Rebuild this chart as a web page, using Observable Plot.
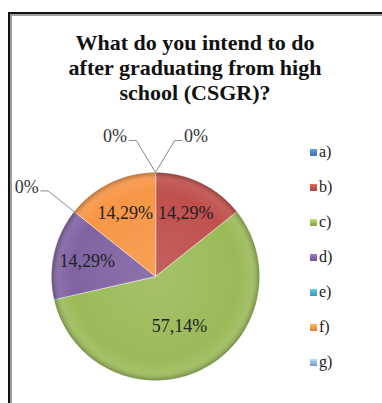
<!DOCTYPE html>
<html>
<head>
<meta charset="utf-8">
<script src="https://cdn.jsdelivr.net/npm/d3@7"></script>
<script src="https://cdn.jsdelivr.net/npm/@observablehq/plot@0.6"></script>
<style>
  html, body { margin: 0; padding: 0; background: #fff; overflow: hidden; }
  #wrap { position: relative; width: 382px; height: 403px; overflow: hidden; background: #fff; }
  #frame { position: absolute; left: 8px; top: 12px; width: 420px; height: 420px;
           border-top: 2px solid #111; border-left: 2px solid #111;
           box-shadow: inset 2px 2px 0 #a0a0a0; pointer-events: none; }
  #title { position: absolute; left: 10px; width: 370px; top: 30px; text-align: center;
           font-family: "Liberation Serif", "Times New Roman", serif; font-weight: bold;
           font-size: 22px; line-height: 25px; color: #111; }
  #legend { position: absolute; left: 310px; top: 0; font-family: "Liberation Serif", serif;
            font-size: 16px; color: #222; }
  .item { position: absolute; left: 0; height: 18px; display: flex; align-items: center; white-space: nowrap; }
  .sw { width: 7px; height: 7px; margin-right: 2px; }
  #chart { position: absolute; left: 0; top: 0; }
  #chart svg text { font-family: "Liberation Serif", "Times New Roman", serif; }
</style>
</head>
<body>
<div id="wrap">
  <div id="chart"></div>
  <div id="frame"></div>
  <div id="title"></div>
  <div id="legend"></div>
</div>
<script>
const titleLines = ["What do you intend to do", "after graduating from high", "school (CSGR)?"];
const categories = ["a)", "b)", "c)", "d)", "e)", "f)", "g)"];
const values = [0, 14.29, 57.14, 14.29, 0, 14.29, 0];
const valueLabels = ["0%", "14,29%", "57,14%", "14,29%", "0%", "14,29%", "0%"];
const colors = ["#4f81bd", "#c0504d", "#9bbb59", "#8064a2", "#4bacc6", "#f79646", "#95b3d7"];

// title
document.getElementById("title").innerHTML = titleLines.join("<br>");

// legend
const legend = document.getElementById("legend");
categories.forEach((c, i) => {
  const it = document.createElement("div");
  it.className = "item";
  it.style.top = (143 + 35 * i) + "px";
  const sw = document.createElement("span");
  sw.className = "sw";
  const col = d3.color(colors[i]);
  sw.style.background = `linear-gradient(180deg, ${col.brighter(0.6)}, ${col} 55%, ${col.darker(0.4)})`;
  const tx = document.createElement("span");
  tx.textContent = c;
  it.appendChild(sw); it.appendChild(tx);
  legend.appendChild(it);
});

// pie geometry
const data = categories.map((c, i) => ({cat: c, value: values[i], label: valueLabels[i]}));
const arcs = d3.pie().sort(null).value(d => d.value)(data);

const polar = (a, r) => ({x: r * Math.sin(a), y: r * Math.cos(a)});

const slicePts = [];
arcs.forEach(a => {
  if (a.endAngle - a.startAngle <= 0) return;
  slicePts.push({cat: a.data.cat, ...polar(0, 0)});
  const n = 90;
  for (let k = 0; k <= n; k++) {
    const t = a.startAngle + (a.endAngle - a.startAngle) * k / n;
    slicePts.push({cat: a.data.cat, ...polar(t, 1)});
  }
});

// outline circle for shading
const ringPts = d3.range(0, 181).map(k => polar(2 * Math.PI * k / 180, 1));

// inside labels: halfway between the sector centroid and 0.7 of the radius
const inside = arcs.filter(a => a.data.value > 0).map(a => {
  const th = a.endAngle - a.startAngle;
  const centroid = 4 * Math.sin(th / 2) / (3 * th);
  const m = (a.startAngle + a.endAngle) / 2;
  return {label: a.data.label, ...polar(m, (0.7 + centroid) / 2)};
});

// zero-value labels with leader lines
const leaderPts = [];
const outside = [];
arcs.filter(a => a.data.value === 0).forEach(a => {
  const ang = a.startAngle;
  let nudge = 0;
  if (ang < 0.05) nudge = 8 * Math.PI / 180;
  else if (ang > 2 * Math.PI - 0.05) nudge = -8 * Math.PI / 180;
  const edge = polar(ang, 1);
  const elbow = polar(ang + nudge, 1.32);
  const right = Math.sin(ang + nudge) >= 0;
  const tail = {x: elbow.x + (right ? 0.07 : -0.07), y: elbow.y};
  leaderPts.push({cat: a.data.cat, ...edge}, {cat: a.data.cat, ...elbow}, {cat: a.data.cat, ...tail});
  outside.push({label: a.data.label, right, ...tail});
});

const cx = 155, cy = 276, R = 104;
const serif = "'Liberation Serif', 'Times New Roman', serif";

const plot = Plot.plot({
  width: 382,
  height: 403,
  margin: 0,
  style: {background: "transparent", overflow: "visible", fontFamily: serif},
  x: {domain: [-1, 1], range: [cx - R, cx + R], axis: null},
  y: {domain: [-1, 1], range: [cy + R, cy - R], axis: null},
  color: {domain: categories, range: colors},
  marks: [
    Plot.line(slicePts, {x: "x", y: "y", z: "cat", fill: "cat", stroke: "#ffffff", strokeOpacity: 0.45, strokeWidth: 1, curve: "linear-closed"}),
    Plot.line(ringPts, {x: "x", y: "y", fill: "url(#pieShade)", stroke: "none", curve: "linear-closed"}),
    Plot.line(leaderPts, {x: "x", y: "y", z: "cat", stroke: "#8a8a8a", strokeWidth: 1}),
    Plot.text(inside, {x: "x", y: "y", text: "label", fontSize: 18, fontFamily: serif, fill: "#222"}),
    Plot.text(outside.filter(d => d.right), {x: "x", y: "y", text: "label", textAnchor: "start", dx: 2, dy: -4, fontSize: 18, fontFamily: serif, fill: "#333"}),
    Plot.text(outside.filter(d => !d.right), {x: "x", y: "y", text: "label", textAnchor: "end", dx: -2, dy: -4, fontSize: 18, fontFamily: serif, fill: "#333"})
  ]
});

// gradient definition for the bevel-like shading
const ns = "http://www.w3.org/2000/svg";
const defs = document.createElementNS(ns, "defs");
defs.innerHTML = `
  <radialGradient id="pieShade" cx="50%" cy="50%" r="50%">
    <stop offset="0%" stop-color="#ffffff" stop-opacity="0.10"/>
    <stop offset="80%" stop-color="#ffffff" stop-opacity="0.0"/>
    <stop offset="93%" stop-color="#ffffff" stop-opacity="0.08"/>
    <stop offset="100%" stop-color="#000000" stop-opacity="0.25"/>
  </radialGradient>`;
plot.insertBefore(defs, plot.firstChild);

document.getElementById("chart").appendChild(plot);
</script>
</body>
</html>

Given exercise
Find each line with the string "chart" and copy it out.

Solution for this problem
Rebuild this chart as a web page, using Observable Plot.
  #chart { position: absolute; left: 0; top: 0; }
  #chart svg text { font-family: "Liberation Serif", "Times New Roman", serif; }
  <div id="chart"></div>
document.getElementById("chart").appendChild(plot);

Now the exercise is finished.